Significant rebel activity on towns along the DRC border as well as rumours of possible attacks are pushing people to flee in the Haute Kotto and Mbomou prefectures inside CAR, he noted.
UNHCR is calling for urgent support to its funding appeal of $209.2 million for the CAR situation, which is only 6 per cent funded.
For its part, the International Organization for Migration (IOM), or the UN migration agency, has tracked more than 19,000 displaced people in the nation's sub-prefecture of Bangassou in Mbomou Prefecture, which is situated at the border with the DRC. More than 13,000 of those displaced are children.
“More than 80 per cent of the displaced persons are living with host communities and not in camps,” said Yoko Fujimura, IOM's expert on displacement tracking. “Host families are sharing the little that they have with displaced people and therefore should also be supported to avoid tensions over limited resources,” she added.

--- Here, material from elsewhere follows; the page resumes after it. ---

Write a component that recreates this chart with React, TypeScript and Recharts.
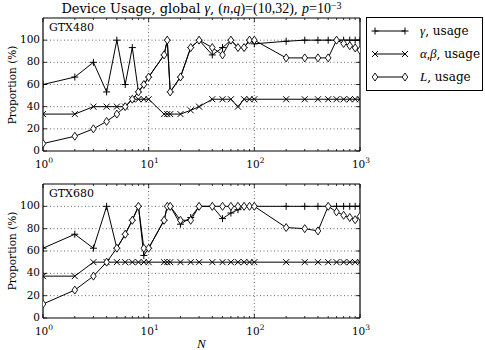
import React from 'react';
import { LineChart, Line, XAxis, YAxis, CartesianGrid, Legend } from 'recharts';

// ---- data ----
const N_VALUES = [1, 2, 3, 4, 5, 6, 7, 8, 9, 10, 14, 15, 16, 20, 25, 30, 40, 50, 60, 70, 80, 90, 100, 200, 300, 400, 500, 600, 700, 800, 900, 1000];

const GTX480_GAMMA = [60, 66.7, 80, 53.3, 100, 60, 93.3, 53.3, 60, 66.7, 86.7, 100, 53.3, 66.7, 93.3, 100, 86.7, 93.3, 100, 93.3, 93.3, 100, 96.7, 99, 100, 100, 100, 100, 100, 100, 100, 100];
const GTX480_ALPHABETA = [33.3, 33.3, 40, 40, 40, 40, 46.7, 46.7, 46.7, 46.7, 33.3, 33.3, 33.3, 33.3, 36.7, 40, 46.7, 46.7, 46.7, 40, 46.7, 46.7, 46.7, 46.7, 46.7, 46.7, 46.7, 46.7, 46.7, 46.7, 46.7, 46.7];
const GTX480_L = [6.7, 13.3, 20, 26.7, 33.3, 40, 46.7, 53.3, 60, 66.7, 86.7, 100, 53.3, 66.7, 93.3, 100, 93.3, 86.7, 100, 93.3, 93.3, 100, 100, 84, 84, 84, 84, 100, 97, 95, 93, 91];

const GTX680_GAMMA = [62.5, 75, 62.5, 100, 62.5, 75, 87.5, 100, 56, 62.5, 87.5, 100, 100, 84, 90, 100, 100, 89, 94, 97, 100, 100, 100, 100, 100, 100, 100, 100, 100, 100, 100, 100];
const GTX680_ALPHABETA = [37.5, 37.5, 50, 50, 50, 50, 50, 50, 50, 50, 50, 50, 50, 50, 50, 50, 50, 50, 50, 50, 50, 50, 50, 50, 50, 50, 50, 50, 50, 50, 50, 50];
const GTX680_L = [12.5, 25, 37.5, 50, 62.5, 75, 87.5, 100, 62.5, 62.5, 87.5, 100, 100, 87.5, 87.5, 100, 100, 100, 100, 100, 100, 100, 100, 81, 80, 78, 100, 95, 92, 90, 88, 91];

const Y_TICKS = [0, 20, 40, 60, 80, 100];
const Y_GRID = [20, 40, 60, 80, 100];
const Y_DOMAIN = [0, 120];
const X_DOMAIN = [1, 1000];
const X_MAJOR_TICKS = [1, 10, 100, 1000];
const X_MAJOR_EXPONENTS = ['0', '1', '2', '3'];
const X_MINOR_TICKS = [2, 3, 4, 5, 6, 7, 8, 9, 20, 30, 40, 50, 60, 70, 80, 90, 200, 300, 400, 500, 600, 700, 800, 900];
const X_GRID = [10, 100];
const SERIES_KEYS = ['gamma', 'ab', 'L'];
const SERIES_VARS = ['γ', 'α,β', 'L'];
const SERIES_SUFFIX = ', usage';
const DEVICE_LABELS = ['GTX480', 'GTX680'];

const FONT = "'DejaVu Serif', serif";
const MATH = "'Liberation Serif', 'DejaVu Serif', serif";
const ALL_X_TICKS = [...X_MAJOR_TICKS, ...X_MINOR_TICKS].sort((a, b) => a - b);

function buildRows(g: number[], ab: number[], l: number[]) {
  return N_VALUES.map((n, i) => ({ n, gamma: g[i], ab: ab[i], L: l[i] }));
}

// ---- markers ----
const PlusDot = (p: any) => {
  const { cx, cy } = p;
  if (cx == null || cy == null) return <g />;
  return <path d={`M${cx - 3.5},${cy}H${cx + 3.5}M${cx},${cy - 3.5}V${cy + 3.5}`} stroke="#000" strokeWidth={1} fill="none" />;
};
const CrossDot = (p: any) => {
  const { cx, cy } = p;
  if (cx == null || cy == null) return <g />;
  return <path d={`M${cx - 3},${cy - 3}L${cx + 3},${cy + 3}M${cx - 3},${cy + 3}L${cx + 3},${cy - 3}`} stroke="#000" strokeWidth={1} fill="none" />;
};
const DiamondDot = (p: any) => {
  const { cx, cy } = p;
  if (cx == null || cy == null) return <g />;
  return <path d={`M${cx},${cy - 4}L${cx + 2.8},${cy}L${cx},${cy + 4}L${cx - 2.8},${cy}Z`} stroke="#000" strokeWidth={0.9} fill="#fff" />;
};
const MARKERS = [PlusDot, CrossDot, DiamondDot];

// ---- ticks ----
const BottomTick = (p: any) => {
  const { x, y, payload } = p;
  const idx = X_MAJOR_TICKS.indexOf(payload.value);
  const major = idx >= 0;
  return (
    <g>
      <line x1={x} x2={x} y1={y} y2={y - (major ? 4 : 2)} stroke="#000" strokeWidth={0.8} />
      {major && (
        <text x={x + 1} y={y + 16.5} textAnchor="middle" fontFamily={FONT} fontSize={10.5} fill="#000">
          10<tspan dy={-5} fontSize={7.5}>{X_MAJOR_EXPONENTS[idx]}</tspan>
        </text>
      )}
    </g>
  );
};
const TopTick = (p: any) => {
  const { x, y, payload } = p;
  const major = X_MAJOR_TICKS.indexOf(payload.value) >= 0;
  return <line x1={x} x2={x} y1={y} y2={y + (major ? 4 : 2)} stroke="#000" strokeWidth={0.8} />;
};
const LeftTick = (p: any) => {
  const { x, y, payload } = p;
  return (
    <g>
      <line x1={x} x2={x + 4} y1={y} y2={y} stroke="#000" strokeWidth={0.8} />
      <text x={x - 3} y={y} dy="0.3em" textAnchor="end" fontFamily={FONT} fontSize={10.5} fill="#000">{payload.value}</text>
    </g>
  );
};
const RightTick = (p: any) => {
  const { x, y } = p;
  return <line x1={x} x2={x - 4} y1={y} y2={y} stroke="#000" strokeWidth={0.8} />;
};

// ---- legend ----
const LegendBox = (props: any) => {
  const payload = props.payload || [];
  const ordered = SERIES_KEYS.map((k) => payload.find((e: any) => e.dataKey === k)).filter(Boolean);
  return (
    <div style={{ border: '1.2px solid #000', background: '#fff', width: 117, height: 74, boxSizing: 'border-box', fontFamily: FONT, fontSize: 12, paddingTop: 1.5 }}>
      {ordered.map((entry: any) => {
        const i = SERIES_KEYS.indexOf(entry.dataKey);
        const Marker = MARKERS[i];
        const label = String(entry.value);
        const v = label.replace(SERIES_SUFFIX, '');
        return (
          <div key={i} style={{ display: 'flex', alignItems: 'center', height: 23, whiteSpace: 'nowrap' }}>
            <svg width={49} height={14} style={{ marginLeft: 4, flex: 'none' }}>
              <line x1={4} x2={34} y1={7} y2={7} stroke="#000" strokeWidth={1} />
              <Marker cx={4} cy={7} />
              <Marker cx={34} cy={7} />
            </svg>
            <span><i style={{ fontFamily: MATH, fontSize: 13 }}>{v}</i>{SERIES_SUFFIX}</span>
          </div>
        );
      })}
    </div>
  );
};

function Panel(props: { rows: any[]; top: number; height: number; mTop: number; mBottom: number; label: string; showLegend: boolean }) {
  const { rows, top, height, mTop, mBottom, label, showLegend } = props;
  return (
    <div style={{ position: 'absolute', left: 0, top, width: 485, height }}>
      <LineChart width={485} height={height} data={rows} margin={{ top: mTop - 1, right: 124, bottom: mBottom - 1, left: 42 }}>
        <CartesianGrid xAxisId="x" yAxisId="l" stroke="#000" strokeWidth={0.6} strokeDasharray="1 2.5" verticalValues={X_GRID} horizontalValues={Y_GRID} />
        <XAxis xAxisId="x" dataKey="n" type="number" scale="log" domain={X_DOMAIN} allowDataOverflow ticks={ALL_X_TICKS} interval={0} height={1} tickSize={0} tickMargin={0} tickLine={false} axisLine={{ stroke: '#000', strokeWidth: 1.2 }} tick={(p: any) => <BottomTick {...p} />} />
        <XAxis xAxisId="t" orientation="top" dataKey="n" type="number" scale="log" domain={X_DOMAIN} allowDataOverflow ticks={ALL_X_TICKS} interval={0} height={1} tickSize={0} tickMargin={0} tickLine={false} axisLine={{ stroke: '#000', strokeWidth: 1.2 }} tick={(p: any) => <TopTick {...p} />} />
        <YAxis yAxisId="l" type="number" domain={Y_DOMAIN} allowDataOverflow ticks={Y_TICKS} interval={0} width={1} tickSize={0} tickMargin={0} tickLine={false} axisLine={{ stroke: '#000', strokeWidth: 1.2 }} tick={(p: any) => <LeftTick {...p} />} />
        <YAxis yAxisId="r" orientation="right" type="number" domain={Y_DOMAIN} allowDataOverflow ticks={Y_TICKS} interval={0} width={1} tickSize={0} tickMargin={0} tickLine={false} axisLine={{ stroke: '#000', strokeWidth: 1.2 }} tick={(p: any) => <RightTick {...p} />} />
        {SERIES_KEYS.map((k, i) => (
          <Line key={k} xAxisId="x" yAxisId="l" type="linear" dataKey={k} name={SERIES_VARS[i] + SERIES_SUFFIX} stroke="#000" strokeWidth={1} dot={MARKERS[i]} activeDot={false} isAnimationActive={false} />
        ))}
        {showLegend && (
          <Legend layout="vertical" align="center" verticalAlign="middle" content={(p: any) => <LegendBox {...p} />} wrapperStyle={{ left: 366, top: 17, width: 117, height: 74 }} />
        )}
      </LineChart>
      <div style={{ position: 'absolute', left: 49, top: mTop + 3, fontFamily: FONT, fontSize: 11, color: '#000', lineHeight: '14px' }}>{label}</div>
    </div>
  );
}

export default function App() {
  const rows480 = buildRows(GTX480_GAMMA, GTX480_ALPHABETA, GTX480_L);
  const rows680 = buildRows(GTX680_GAMMA, GTX680_ALPHABETA, GTX680_L);
  const yLabelStyle: React.CSSProperties = {
    position: 'absolute', width: 120, left: 12 - 60, textAlign: 'center', transform: 'rotate(-90deg)',
    fontFamily: FONT, fontSize: 10.5, lineHeight: '14px', color: '#000',
  };
  const mathStyle: React.CSSProperties = { fontFamily: MATH, fontSize: 14 };
  return (
    <div style={{ position: 'absolute', left: 0, top: 0, width: 485, height: 350, background: '#fff', overflow: 'hidden' }}>
      <div style={{ position: 'absolute', left: 0, width: 403, top: 1, textAlign: 'center', fontFamily: FONT, fontSize: 13, lineHeight: '16px', color: '#000', whiteSpace: 'nowrap' }}>
        Device Usage, global <i style={mathStyle}>γ</i>, <span style={mathStyle}>(<i>n</i>,<i>q</i>)=(10,32)</span>, <span style={mathStyle}><i>p</i>=10<sup style={{ fontSize: 10, verticalAlign: 'top', position: 'relative', top: -3 }}>−3</sup></span>
      </div>
      <Panel rows={rows480} top={0} height={170} mTop={18} mBottom={19} label={DEVICE_LABELS[0]} showLegend={true} />
      <Panel rows={rows680} top={170} height={180} mTop={14} mBottom={32} label={DEVICE_LABELS[1]} showLegend={false} />
      <div style={{ ...yLabelStyle, top: 85 - 7 }}>Proportion (%)</div>
      <div style={{ ...yLabelStyle, top: 251 - 7 }}>Proportion (%)</div>
      <div style={{ position: 'absolute', left: 197, top: 337, fontFamily: MATH, fontSize: 13, fontStyle: 'italic', lineHeight: '14px', color: '#000' }}>N</div>
    </div>
  );
}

As of May 2017, there were more than 500,000 internally displaced persons nationwide, a figure that had not been reached since August 2014.
Meanwhile, the Office of the UN High Commissioner for Human Rights (OHCHR) has released a report that maps 13 years of violence and impunity in the CAR.

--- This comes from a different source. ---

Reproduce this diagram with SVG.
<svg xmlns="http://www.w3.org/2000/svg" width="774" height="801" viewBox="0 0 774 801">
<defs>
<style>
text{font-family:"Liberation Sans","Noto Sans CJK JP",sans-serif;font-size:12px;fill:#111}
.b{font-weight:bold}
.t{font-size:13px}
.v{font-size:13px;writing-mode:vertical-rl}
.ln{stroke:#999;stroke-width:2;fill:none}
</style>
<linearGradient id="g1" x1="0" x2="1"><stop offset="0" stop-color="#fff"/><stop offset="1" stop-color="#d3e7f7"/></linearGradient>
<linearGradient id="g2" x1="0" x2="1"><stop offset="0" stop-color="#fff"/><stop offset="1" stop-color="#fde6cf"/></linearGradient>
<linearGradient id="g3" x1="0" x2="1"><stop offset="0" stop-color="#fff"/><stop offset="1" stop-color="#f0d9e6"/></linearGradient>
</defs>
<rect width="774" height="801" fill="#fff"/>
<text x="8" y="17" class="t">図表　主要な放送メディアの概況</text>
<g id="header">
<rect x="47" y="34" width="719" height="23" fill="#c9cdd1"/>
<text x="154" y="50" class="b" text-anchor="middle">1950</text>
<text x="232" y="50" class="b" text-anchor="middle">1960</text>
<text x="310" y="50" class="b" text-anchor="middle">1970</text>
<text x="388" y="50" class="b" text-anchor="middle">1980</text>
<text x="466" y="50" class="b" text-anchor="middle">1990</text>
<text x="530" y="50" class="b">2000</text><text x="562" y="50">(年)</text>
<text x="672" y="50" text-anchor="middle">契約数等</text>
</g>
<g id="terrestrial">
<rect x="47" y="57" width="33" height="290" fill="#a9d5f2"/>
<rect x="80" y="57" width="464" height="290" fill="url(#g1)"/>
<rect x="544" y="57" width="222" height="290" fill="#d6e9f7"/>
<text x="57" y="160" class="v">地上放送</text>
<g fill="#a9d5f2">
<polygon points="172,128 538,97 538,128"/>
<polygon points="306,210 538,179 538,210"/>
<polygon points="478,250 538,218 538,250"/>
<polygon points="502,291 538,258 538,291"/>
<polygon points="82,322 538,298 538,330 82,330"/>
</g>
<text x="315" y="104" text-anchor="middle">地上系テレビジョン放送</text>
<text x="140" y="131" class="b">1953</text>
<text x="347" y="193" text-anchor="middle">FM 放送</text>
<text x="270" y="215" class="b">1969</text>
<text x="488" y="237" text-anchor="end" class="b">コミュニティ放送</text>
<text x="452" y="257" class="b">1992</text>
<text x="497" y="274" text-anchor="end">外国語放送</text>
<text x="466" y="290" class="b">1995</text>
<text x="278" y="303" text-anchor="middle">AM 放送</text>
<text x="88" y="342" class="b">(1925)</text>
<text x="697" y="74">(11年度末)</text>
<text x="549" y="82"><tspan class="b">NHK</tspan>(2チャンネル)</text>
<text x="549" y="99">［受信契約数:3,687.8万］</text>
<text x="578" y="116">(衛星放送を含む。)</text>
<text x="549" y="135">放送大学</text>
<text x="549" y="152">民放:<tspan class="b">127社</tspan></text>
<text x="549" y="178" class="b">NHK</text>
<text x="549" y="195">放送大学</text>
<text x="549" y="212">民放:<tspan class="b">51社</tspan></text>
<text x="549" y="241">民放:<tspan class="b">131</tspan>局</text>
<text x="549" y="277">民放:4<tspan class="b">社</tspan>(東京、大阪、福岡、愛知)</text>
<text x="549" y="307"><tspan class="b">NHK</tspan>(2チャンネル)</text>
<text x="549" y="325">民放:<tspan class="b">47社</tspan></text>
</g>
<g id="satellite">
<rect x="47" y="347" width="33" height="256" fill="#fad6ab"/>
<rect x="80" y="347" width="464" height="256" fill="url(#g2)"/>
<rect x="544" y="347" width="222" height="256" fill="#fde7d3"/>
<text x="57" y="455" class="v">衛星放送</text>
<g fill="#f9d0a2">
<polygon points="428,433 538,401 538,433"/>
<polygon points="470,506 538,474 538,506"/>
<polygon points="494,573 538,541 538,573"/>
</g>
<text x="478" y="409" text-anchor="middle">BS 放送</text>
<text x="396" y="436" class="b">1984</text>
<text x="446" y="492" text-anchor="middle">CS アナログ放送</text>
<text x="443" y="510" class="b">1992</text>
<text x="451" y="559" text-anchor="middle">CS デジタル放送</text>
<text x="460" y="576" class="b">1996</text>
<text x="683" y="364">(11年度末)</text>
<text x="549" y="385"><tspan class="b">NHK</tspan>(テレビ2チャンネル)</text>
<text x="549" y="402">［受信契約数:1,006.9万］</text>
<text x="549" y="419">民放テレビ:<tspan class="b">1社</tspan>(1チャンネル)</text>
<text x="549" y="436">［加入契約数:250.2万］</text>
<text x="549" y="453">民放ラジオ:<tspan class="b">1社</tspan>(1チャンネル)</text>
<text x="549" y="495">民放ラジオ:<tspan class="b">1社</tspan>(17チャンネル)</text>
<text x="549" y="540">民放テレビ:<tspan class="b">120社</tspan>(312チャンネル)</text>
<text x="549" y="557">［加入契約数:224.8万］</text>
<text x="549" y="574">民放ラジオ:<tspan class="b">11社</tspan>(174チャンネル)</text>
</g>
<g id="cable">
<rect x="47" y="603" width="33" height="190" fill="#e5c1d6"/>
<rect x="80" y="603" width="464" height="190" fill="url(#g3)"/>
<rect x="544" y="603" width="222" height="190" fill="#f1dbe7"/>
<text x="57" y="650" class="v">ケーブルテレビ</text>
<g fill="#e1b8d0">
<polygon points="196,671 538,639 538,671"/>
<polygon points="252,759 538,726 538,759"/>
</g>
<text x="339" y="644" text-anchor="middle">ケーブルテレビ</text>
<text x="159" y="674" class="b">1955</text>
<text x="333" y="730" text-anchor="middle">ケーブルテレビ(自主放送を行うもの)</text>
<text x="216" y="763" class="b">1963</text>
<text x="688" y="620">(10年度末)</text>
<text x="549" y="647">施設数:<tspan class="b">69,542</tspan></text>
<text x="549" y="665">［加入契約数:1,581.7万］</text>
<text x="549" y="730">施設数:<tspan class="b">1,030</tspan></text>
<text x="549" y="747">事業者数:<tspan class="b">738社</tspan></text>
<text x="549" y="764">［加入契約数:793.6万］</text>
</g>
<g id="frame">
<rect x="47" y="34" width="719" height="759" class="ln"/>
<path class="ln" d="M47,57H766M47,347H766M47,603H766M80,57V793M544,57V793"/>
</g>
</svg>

Mass killings and other serious human rights violations have been documented in the report covering the multiple conflicts in the Central African Republic between 2003 and 2015.
Many of the violations may amount to war crimes and crimes against humanity, the mapping report states, as it sets out a strategy to fight pervasive impunity in the country.
“The history of the country has been marked by deep-rooted poverty, ethnic tensions, pervasive political instability, corruption and nepotism that led to a succession of armed conflicts,” the mapping report states. “After gaining independence, the Central African Republic was subjected to a succession of authoritarian regimes that committed, condoned and were unable to prevent serious violations and abuses.”
Regional instability and internal conflicts in neighbouring countries have fuelled the volatile conditions in the country, particularly through the flow of arms and rebel groups across its porous borders, the report adds.
“The mapping report on the Central African Republic lays bare the staggering suffering of the people of this mineral-rich country which is among the poorest in the world,” UN High Commissioner for Human Rights Zeid Ra'ad Al Hussein said.
“In documenting the violations and abuses of the past, we hope to galvanize national and international efforts to protect and bring justice to the victims of these crimes,” said Parfait Onanga-Anyanga, the UN Special Representative for the CAR and head of the UN Multidimensional Integrated Stabilization Mission in the Central African Republic (MINUSCA).
The report sets out recommendations, such as having a sequenced and comprehensive approach to transitional justice, creating a prosecution strategy for the Special Criminal Court, and establishing a truth and reconciliation commission.